I bought the A70 because I have used 35mm SLR's and the odd compact for app the last 20 years and whenever I used a compact I missed the manual control that the SLR's gave me (I currently use a Canon 1000fn) . I liked the large range of manual control and read many good reviews and felt this offered me the best compramise of features I was looking for.

Quote:
Originally Posted by fenlander
How often do you intend to take pictures in complete darkness? How will you know what you're taking pictures of?
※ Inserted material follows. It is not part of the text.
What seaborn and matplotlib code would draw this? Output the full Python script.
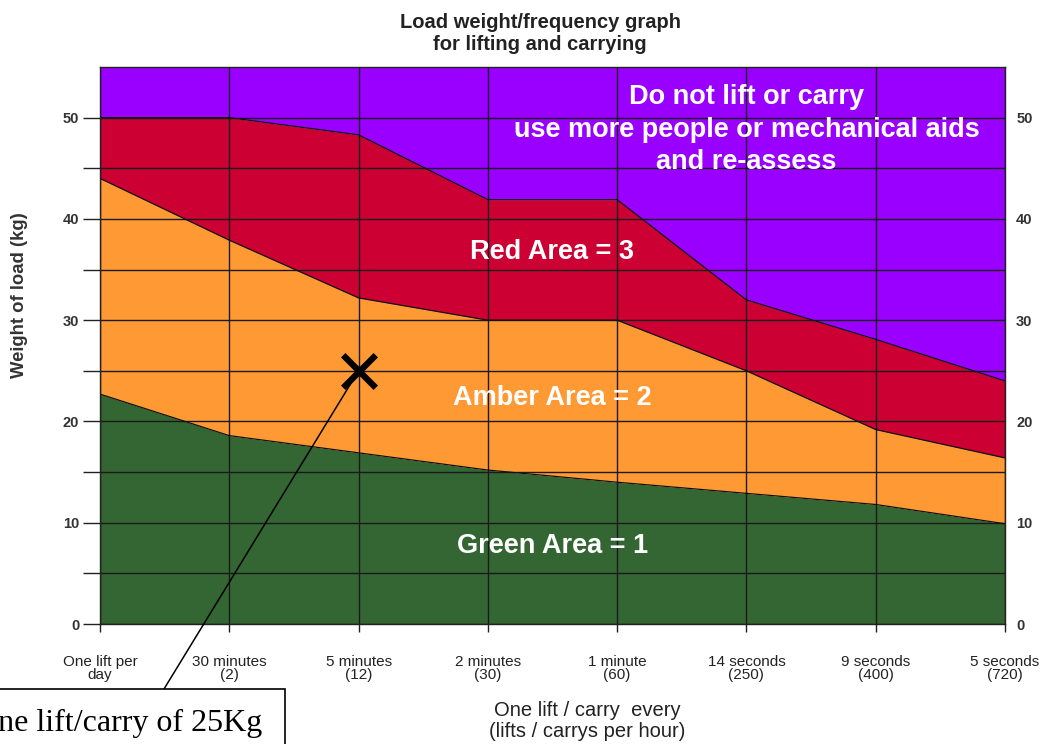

Not very often at all I just thought, having seen Gimli's pics, I could make a reasonable comparison as he has an A60 and the pictures were taken at SIMILAR distances and in the dark , granted I don't know what his exact settings were. OK not entirely scientific I grant you , but a reasonablish approach I thought


Quote:
Originally Posted by fenlander
Try taking some REAL pictures. Crank the resolution up to the camera's full 3.2mp in fine or superfine and take some shots in decent light.
OK I had the resolution set to 768 X 1024 (I THINK Gimli had his set slightly LOWER- but I may be mistaken) and Image quality set to fine.